Should that shift last, investors will have to think carefully about what bond yields are really saying. The slide in 10-year yields from 5 per cent in October to below 4 per cent now has spurred a rally of around 16 per cent in the S&P 500. But are lower yields signalling easier financial conditions that will buoy economic activity and corporate earnings, or should they be read as an expectation that bond investors expect growth to slow markedly?
Otherwise, no look at 2023 can skip the Magnificent Seven tech stocks which account for more than half of the S&P 500’s gains this year. In early summer, they were even more dominant, accounting for all of the index’s gains. If there’s a lesson in the preference for Apple, Microsoft, Google parent Alphabet, Amazon, Facebook parent Meta, Tesla and Nvidia, perhaps it is to ask what drove it initially.

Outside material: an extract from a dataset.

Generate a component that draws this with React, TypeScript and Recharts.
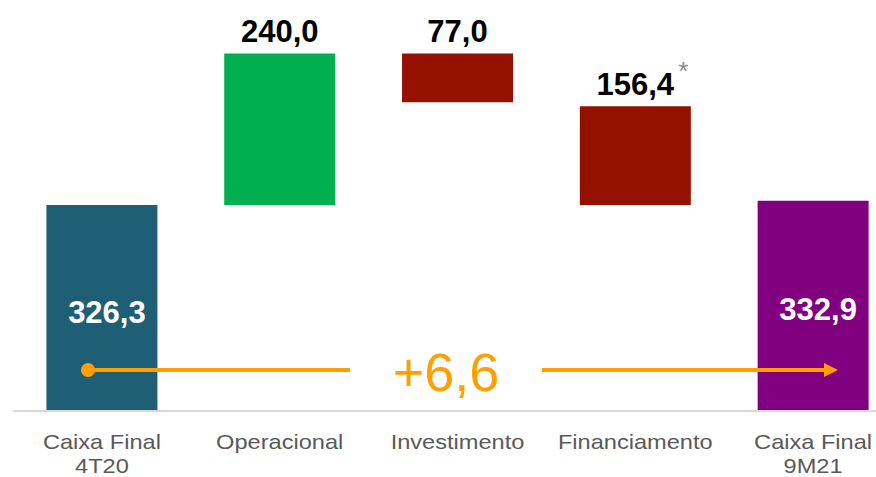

It was after March that their dominance started to grow and late in May that Nvidia’s strong earnings kicked off the growth-focused search for stocks with links to artificial intelligence. Tech investing is about growth stocks and exciting themes such as AI act as spurs. But the Magnificent Seven could also be seen as something of a safety play — that is, they were big companies that weren’t reliant on struggling banks or wobbly capital markets.
Sometimes it’s too simple to bundle companies into the growth or the value bucket. Viewing these as a haven could have helped value-focused investors see past the early eye-watering valuations and potentially join the rally. “I don’t believe in chasing extremely expensive stocks and I’m still not sure that the behaviour of the group is indicative of the companies’ fundamentals,” says JonesTrading’s Michael O’Rourke, the strategist who first coined the term Magnificent Seven.
“I think everyone has to be a little humbled here,” he added. “Even the strategists and investors who expected the S&P to be up, did they expect it to be so driven by seven names?” If there’s one thing to take from 2023, it must be to beware the easy assumptions.